Written request:
Repeat the material exactly from its first line to the line that includes "NARROW = ['Liberation". Skip pictures.

START Data extract

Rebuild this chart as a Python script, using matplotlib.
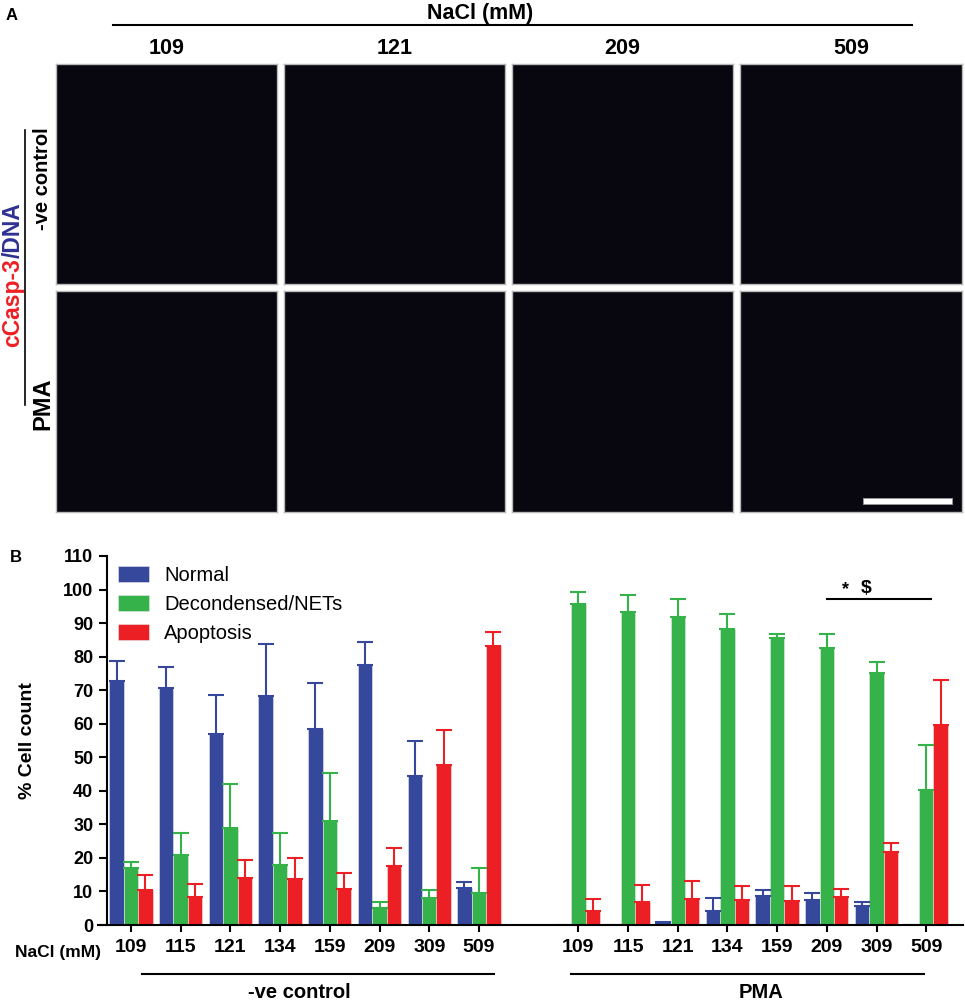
import numpy as np
import matplotlib
matplotlib.use("Agg")
import matplotlib.pyplot as plt
from matplotlib.patches import Patch, Rectangle
from matplotlib.transforms import blended_transform_factory

plt.rcParams['font.family'] = ['Liberation Sans', 'DejaVu Sans']
NARROW = ['Liberation Sans Narrow', 'Liberation Sans', 'DejaVu Sans']

# ---- data ----
nacl = ['109', '115', '121', '134', '159', '209', '309', '509']
image_nacl = ['109', '121', '209', '509']
image_rows = ['-ve control', 'PMA']

ctrl_normal = [72.6, 70.6, 56.9, 68.3, 58.3, 77.4, 44.3, 10.9]
ctrl_normal_sd = [6.2, 6.4, 11.8, 15.6, 13.8, 6.9, 10.7, 2.0]
ctrl_nets = [16.9, 20.9, 29.0, 18.0, 31.0, 5.2, 7.9, 9.6]
ctrl_nets_sd = [1.9, 6.5, 13.0, 9.3, 14.3, 1.8, 2.4, 7.5]
ctrl_apop = [10.5, 8.4, 14.1, 13.8, 10.8, 17.5, 47.8, 83.2]
ctrl_apop_sd = [4.4, 3.9, 5.4, 6.1, 4.6, 5.5, 10.2, 4.0]

pma_normal = [0, 0, 0.5, 4.2, 8.6, 7.5, 5.6, 0]
pma_normal_sd = [np.nan, np.nan, 0.3, 3.9, 1.9, 2.1, 1.4, np.nan]
pma_nets = [95.7, 93.3, 91.9, 88.3, 85.5, 82.6, 75.2, 40.3]
pma_nets_sd = [3.5, 5.0, 5.2, 4.5, 1.2, 4.1, 3.3, 13.3]
pma_apop = [4.3, 6.8, 7.7, 7.5, 7.3, 8.3, 21.7, 59.7]
pma_apop_sd = [3.4, 5.0, 5.3, 4.0, 4.3, 2.5, 2.6, 13.4]

series = ['Normal', 'Decondensed/NETs', 'Apoptosis']
colors = ['#35489b', '#35b34a', '#ec2024']

W, H = 965, 1000
fig = plt.figure(figsize=(W / 100, H / 100), dpi=100)


def px(x0, y0, x1, y1):
    # pixel box -> figure rect
    return [x0 / W, 1 - y1 / H, (x1 - x0) / W, (y1 - y0) / H]


# ---------------- panel A ----------------
fig.text(12 / W, 1 - 16 / H, 'A', fontsize=12, fontweight='bold', family=NARROW,
         ha='center', va='center')
fig.text(480 / W, 1 - 14 / H, 'NaCl (mM)', fontsize=15.5, fontweight='bold', family=NARROW,
         ha='center', va='center')
fig.add_artist(plt.Line2D([113 / W, 912 / W], [1 - 25 / H] * 2, color='black', lw=1.5))

col_x = [(56, 277), (284, 505), (512, 733), (740, 962)]
row_y = [(64, 284), (291, 512)]
for j, lab in enumerate(image_nacl):
    cx = (col_x[j][0] + col_x[j][1]) / 2
    fig.text(cx / W, 1 - 48 / H, lab, fontsize=15.5, fontweight='bold', family=NARROW,
             ha='center', va='center')
    for i in range(len(image_rows)):
        ia = fig.add_axes(px(col_x[j][0], row_y[i][0], col_x[j][1], row_y[i][1]))
        ia.set_facecolor('#08070f')
        ia.set_xticks([])
        ia.set_yticks([])
        for s in ia.spines.values():
            s.set_color('#b8b8b8')
            s.set_linewidth(1)
        if i == 1 and j == 3:
            ia.add_patch(Rectangle((0.555, 0.035), 0.4, 0.03, transform=ia.transAxes,
                                   facecolor='white', edgecolor='#999999', lw=0.6))

# row labels
fig.text(42 / W, 1 - 179 / H, image_rows[0], rotation=90, fontsize=14.5, fontweight='bold',
         ha='center', va='center')
fig.text(43 / W, 1 - 404 / H, image_rows[1], rotation=90, fontsize=17, fontweight='bold',
         ha='center', va='center')
fig.add_artist(plt.Line2D([25 / W] * 2, [1 - 130 / H, 1 - 405 / H], color='black', lw=1.2))
t1 = fig.text(13 / W, 1 - 347 / H, 'cCasp-3', rotation=90, fontsize=16.5, fontweight='bold',
              color='#ec2024', ha='center', va='bottom')
fig.canvas.draw()
bb = t1.get_window_extent().transformed(fig.transFigure.inverted())
fig.text(13 / W, bb.y1, '/DNA', rotation=90, fontsize=16.5, fontweight='bold',
         color='#2e3192', ha='center', va='bottom')

# ---------------- panel B ----------------
fig.text(10 / W, 1 - 558 / H, 'B', fontsize=12, fontweight='bold', ha='left', va='center')

ax = fig.add_axes(px(98, 556, 963, 925))
n = len(nacl)
x_ctrl = np.arange(n)
x_pma = np.arange(n) + n + 1
xs = np.concatenate([x_ctrl, x_pma])
bw = 0.29

groups = [
    (ctrl_normal + pma_normal, ctrl_normal_sd + pma_normal_sd),
    (ctrl_nets + pma_nets, ctrl_nets_sd + pma_nets_sd),
    (ctrl_apop + pma_apop, ctrl_apop_sd + pma_apop_sd),
]
for k, (vals, sds) in enumerate(groups):
    vals = np.array(vals, dtype=float)
    sds = np.array(sds, dtype=float)
    ax.bar(xs + (k - 1) * bw, vals, bw, color=colors[k], edgecolor='#e8e8e8', linewidth=0.4,
           yerr=[np.zeros_like(sds), sds], capsize=5.5,
           error_kw=dict(ecolor=colors[k], elinewidth=1.5, capthick=1.5), zorder=2)

ax.set_xlim(-0.664, 16.74)
ax.set_ylim(0, 110)
ax.spines['top'].set_visible(False)
ax.spines['right'].set_visible(False)
ax.spines['left'].set_position(('data', -0.48))
ax.spines['left'].set_linewidth(1.5)
ax.spines['bottom'].set_linewidth(1.5)
ax.set_yticks(np.arange(0, 111, 10))
ax.tick_params(axis='y', direction='out', length=6, width=1.5, labelsize=13, pad=4)
ax.tick_params(axis='x', direction='out', length=5, width=1.5, labelsize=14, pad=5)
ax.set_xticks(xs)
ax.set_xticklabels(nacl + nacl)
for lab in ax.get_xticklabels() + ax.get_yticklabels():
    lab.set_fontweight('bold')
ax.set_ylabel('% Cell count', fontsize=14, fontweight='bold', labelpad=6)
ax.yaxis.set_label_coords(-0.072, 0.5)

fig.text(58 / W, 1 - 952 / H, 'NaCl (mM)', fontsize=12.5, fontweight='bold',
         ha='center', va='center')

tr = blended_transform_factory(ax.transData, ax.transAxes)
ax.plot([0.22, 7.3], [-0.133, -0.133], color='black', lw=1.5, transform=tr, clip_on=False)
ax.plot([8.85, 15.96], [-0.133, -0.133], color='black', lw=1.5, transform=tr, clip_on=False)
ax.text(3.38, -0.182, image_rows[0], transform=tr, fontsize=14.5, fontweight='bold',
        ha='center', va='center')
ax.text(12.68, -0.182, image_rows[1], transform=tr, fontsize=14.5, fontweight='bold',
        ha='center', va='center')

# significance bar
ax.plot([14, 16.1], [97.1, 97.1], color='black', lw=1.5, clip_on=False)
ax.text(14.38, 97.6, '*', fontsize=13, fontweight='bold', ha='center', va='bottom')
ax.text(14.8, 97.8, r'\$', fontsize=14, fontweight='bold', ha='center', va='bottom')

handles = [Patch(facecolor=c, edgecolor='#e8e8e8', linewidth=0.4) for c in colors]
ax.legend(handles, series, loc='upper left', bbox_to_anchor=(118 / W, 1 - 566 / H),
          bbox_transform=fig.transFigure, frameon=False, fontsize=14.5,
          handlelength=1.55, handleheight=0.8, handletextpad=0.75, labelspacing=0.5,
          borderpad=0, borderaxespad=0)

fig.savefig('out.png', dpi=100)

END Data extract

Exercise answer:
Rebuild this chart as a Python script, using matplotlib.
import numpy as np
import matplotlib
matplotlib.use("Agg")
import matplotlib.pyplot as plt
from matplotlib.patches import Patch, Rectangle
from matplotlib.transforms import blended_transform_factory

plt.rcParams['font.family'] = ['Liberation Sans', 'DejaVu Sans']
NARROW = ['Liberation Sans Narrow', 'Liberation Sans', 'DejaVu Sans']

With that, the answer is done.